A multi-processor system with a shared memory is described and claimed in U.S. Pat. No. 5,283,903, filed on Sep. 17, 1991. The system in accordance with this US Patent comprises a plurality of processors, a shared memory (main memory), and a priority selector unit. The priority selector unit arbitrates between those processors the request access to the shared memory. This is necessary, since the shared memory is a single-port memory (e.g., a random access memory) that cannot handle simultaneous and competing requests from several processors. It is a disadvantage of this approach that the shared memory is expensive as only intermediate storage. The shared memory may become large with high data transfer.
Another multi-processor system is described in U.S. Pat. No. 5,289,588, filed on Apr. 24, 1990. The processors are coupled by a common bus. They can access a shared memory via this common bus. A cache is associated with each processor and an arbitration scheme is employed to control the access to the shared memory. It is a disadvantage of this approach that the cache memory is expensive as only big caches give a real performance boost. In addition, bus conflicts lead to a reduced performance of each processor.
A microprocessor architecture is described in the PCT Patent application PCT/JP92/00869, filed on Jul. 7, 1992, and published under PCT Publication number WO 93/01553. The architecture supports multiple heterogeneous processors which are coupled by data, address, and control signal buses.
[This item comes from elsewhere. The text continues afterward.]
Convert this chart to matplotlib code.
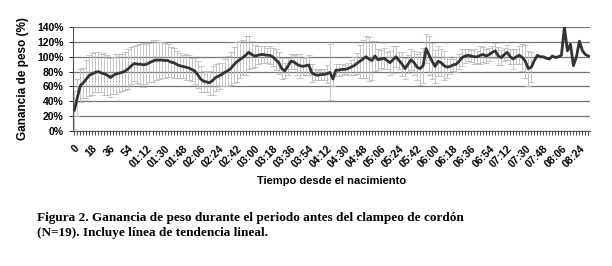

Access to a memory is controlled by arbitration circuits.
Some of the known multi-processor systems use architectures where the inter-processor communication occupies part of the processor's processing cycles. It is desirable to avoid this overhead and to free-up the processor's processing power in order to be able to exploit the processor's capabilities and performance.
Other known schemes cannot be used for integrated multi-processor systems where two or more processors are located within the same chip.
It is yet another disadvantage of some known systems that they are asymmetric in their implementation which means that different implementations are required for each processor. Furthermore, the effort for formal verification is greater for asymmetric than for symmetric implementations.